Raise your hand if you weren’t 100% convinced Nolan Arenado was going to hit a three-run homer to tie the game in the bottom of the ninth. If your hand is raised, you are either lying or new to this.
Even after he popped up, I kept imagining Kelby Tomlinson dropping it and twenty guys scoring. But he didn’t drop it. He held onto it and the Giants won. I know it doesn’t feel like it, but they did.
All day, my brother has been texting me updates about pitchers that were dealing. Kluber went six scoreless innings, struck out ten and only allowed three hits. Scherzer threw eight scoreless innings, struck out twelve with one walk and two hits. The numbers that jump out to me aren’t the strikeouts or the walks or the lack of earned runs. It’s the innings pitched. Do you remember what it was like to have a pitcher go eight innings? Seven innings? Six?
Giants starters have only hit finished the sixth inning five times in the last 23 games, and in all that time, a Giants starter hasn’t finished the seventh. If this were an effort to minimize the third time through the order penalty, I’d be all for it.

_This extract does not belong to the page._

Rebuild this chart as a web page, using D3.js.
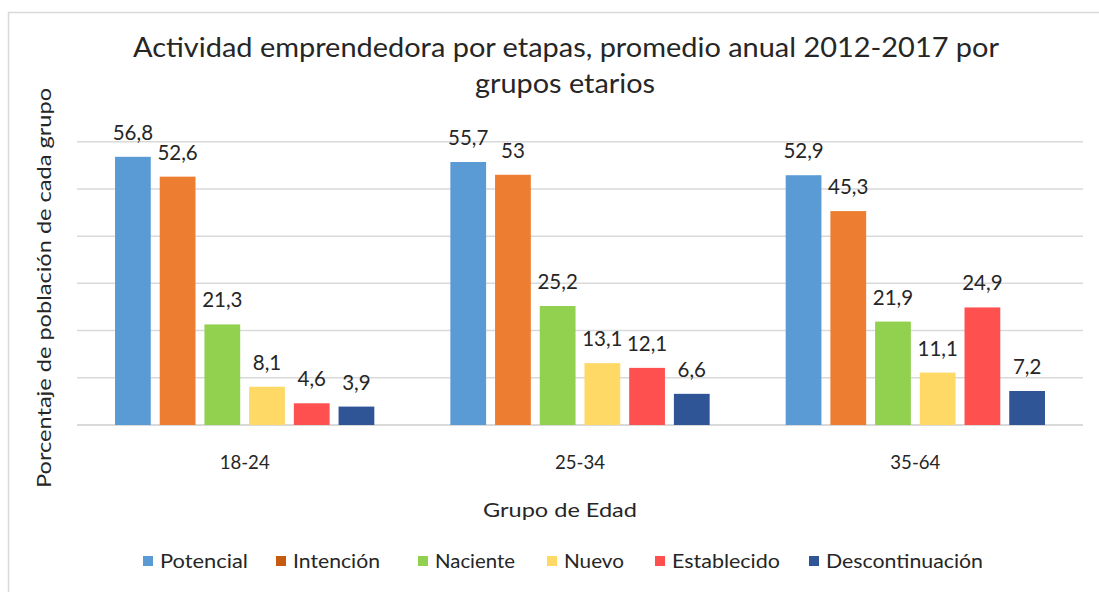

But it’s not. Bruce Bochy would love to have his starters grind through the order a third time despite all the prevailing evidence suggesting not to. The rotation just hasn’t been good enough to make it more than five innings.
From the beginning, it did not appear that Derek Holland would make it through six innings tonight. The first three batters he faced went:
· Single
· Single
· Home Run
The three runs Holland gave up in the first brought the first-inning ERA of Giants starters to 9.00.
6 of the first 7 batters he faced got hits. By the time he made it through the order a first time, he had already given up four runs.
For the next 2.2 innings, though, he looked great. Nearing the end of the fifth inning, it looked like he would make it through the sixth after all. Then the wheels came off. Holland walked Arenado and Trevor Story back-to-back and gave up a hard-hit liner to Carlos Gonzalez but Gorkys Hernandez bailed him out with a great play.
After Holland, Reyes Moronta and Tony Watson threw scoreless innings. Sam Dyson and Hunter Strickland threw a scoreless innings, too, but I’ve already detailed how Strickland’s outing turned into a waking nightmare and Dyson’s wasn’t much better.
I keep waiting for Reyes Moronta to have a meltdown, but aside from when he pitched with a sore back, it hasn’t happened. The 5 BB/9 is a big ole crate of shoes about to drop but for now, he’s striking out enough people and limiting hard contact enough to be effective.
Moronta is the guy I would want to be the opener. The opener is supposed to be roughly the third best guy in the bullpen, and I think he can get there. Tonight would have been another prime night for implementing the opener. Perhaps if Holland had worked out his kinks against the bottom of the order, he only would have given up two or three runs. Maybe he would have been able to pitch another inning. Maybe it doesn’t when Holland pitches, but I would like to know if the opener would make any difference.
It feels weird to feel good about a pitcher giving up four runs in five innings and not striking anybody out, but I think Holland had a decent outing, and he’s looked pretty okay over the last month. Most of those six inning starts were his after all. You know what? I look forward to Holland’s outings.
(Please come back soon, Madison Bumgarner.)
Holland didn’t just have an okay night on the mound, he also helped out at the plate, too. Derek Holland actually laid down a bunt! It was a good bunt! And the Rockies screwed up on it! It’s incredible. These things happen for other teams all the time. Their starting pitchers bunt their runners over and sometimes the other team goofs it. Good things happen when you don’t strike out bunting the ball foul.
Holland’s bunt set up a bases-loaded, one out situation for Gorkys Hernandez, and Hernandez did something he hasn’t done a lot of this season. He walked. That’s his third straight game with a walk. If that seems unremarkable, it is. But this is Gorkys Hernandez we’re talking about. Is this a sign that Hernandez has added a Belt-like eye to match his Crawford-esque power? No. That would be cool though.
Gorkys Hernandez and Brandon Belt were the only starters who wound up hitless. Evan Longoria hit his fifth extra base hit of the series: a triple. Andrew McCutchen, Buster Posey, Brandon Crawford, and Mac Williamson all had two-hit games. It’s amazing the good things that can happen when everyone is hitting.
The Giants ended the road trip with a 2-6 record and they’ll end the month of May with an 11-17 record.
But they’re playing .500 over their last two games, so they’re basically fine. They don’t have to go back to Coors until July. That’s the real victory.